Breaker testing and vendor component failure analysis concluded that PCB 24B failed due to an internal bushing failure, which resulted in current flashover within the breaker. The bushing failure is attributed to moisture intrusion. The fault condition in combination with moisture produced an arc which was sensed by the bus differential relay and ultimately resulted in a primary lockout of the IB bus. The root cause of this event is attributed to an inadequate PCB maintenance process. Specifically, preventive and corrective maintenance being applied to the breakers has not identified the adverse trend of moisture build up in the bushings as a problem that requires corrective action.
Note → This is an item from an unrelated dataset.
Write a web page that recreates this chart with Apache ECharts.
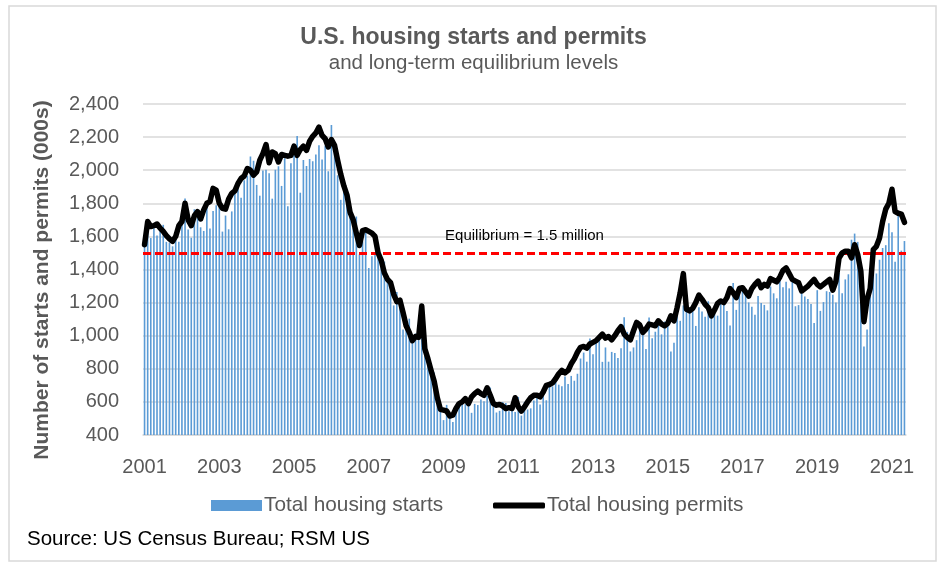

PCB 24B breaker was the preferred breaker in the recloser scheme. The scheme is designed such that on an initial fault signal, both breakers (i.e., PCB 24A and B) open, then after a predetermined time delay, the preferred breaker will close. The non-preferred breaker will not attempt to close. If the fault conditions still exist, the preferred breaker will open again. After a predetermined time, the preferred breaker will close. If the fault conditions still exist, the preferred breaker will open and remain open (i.e., lockout).

EVENT CAUSE (continued) The non-preferred breaker will not attempt to close unless the preferred breaker successfully closes and remains closed for a predetermined time. Historically, the preferred scheme has been configured with two of the breakers aligned to the 1A bus and two breakers aligned to the 1B bus. This breaker scheme was originally established based on the assumption that a breaker failure bus trip would not strip both 230kV buses on the unit and cause a load reject from the turbine. However, based on the circumstances of this event, had the preferred breaker scheme been arranged such that the SAT was connected to the non­ preferred bus and the PCB 24B failed in the same manner, the event would have been limited to a bus strip without a loss of the SAT.

CORRECTIVE ACTIONS

  • PCB 24B degraded bushing has been replaced and the breaker restored to service.
  • Leak checks of site PCBs will be performed and a plan developed to correct identified deficiencies based on leak detection results by December 15, 2004.
  • Preventive and corrective maintenance processes will be revised as needdd to establish adequate measures for identifying and trending moisture intrusion into PCBs and ensure needed corrective actions to resolve identified moisture intrusion related deficiencies are identified within the corrective action program for timely resolution.
  • The breaker scheme on both units has been aligned such that the SAT is connected to the non­ preferred bus.
  • Applicable plant procedures will be revised to reflect the preferred breaker scheme for SAT alignment.

SAFETY ASSESSMENT

The safety significance of this occurrence is considered minimal. Although the subsequent failure of PCB 24B to clear the sensed fault caused a challenge to safety systems, the breaker failure relay logic scheme functioned as designed and isolated the 230 kV 1B bus. In addition, the EDGs started and aligned to the emergency buses as designed and thus provided electrical power for other mitigating systems. Although a load shedding issue was identified during this event (i.e.,Reference LER 1-2004-003), engineering analysis demonstrated that the affected EDG was capable of satisfying its safety related function throughout the event. The RPS, PCIS, and other mitigating systems performed as designed, which allowed a controlled shutdown of the unit, without additional incident.

PREVIOUS SIMILAR EVENTS

A review of events occurring within the past three years has not identified any previous similar occurrences.

COMMITMENTS

Those actions committed to by Progress Energy Carolinas, Inc. (PEC) in this document are identified below.

Any other actions discussed in this submittal represent intended or planned actions by PEC. They are described for the NRC's information and are not regulatory commitments. Please notify the Manager - Support Services at BSEP of any questions regarding this document or any associated regulatory commitments.

No regulatory commitments are contained in this report. Those actions discussed in this submittal will be implemented in accordance with corrective action program requirements.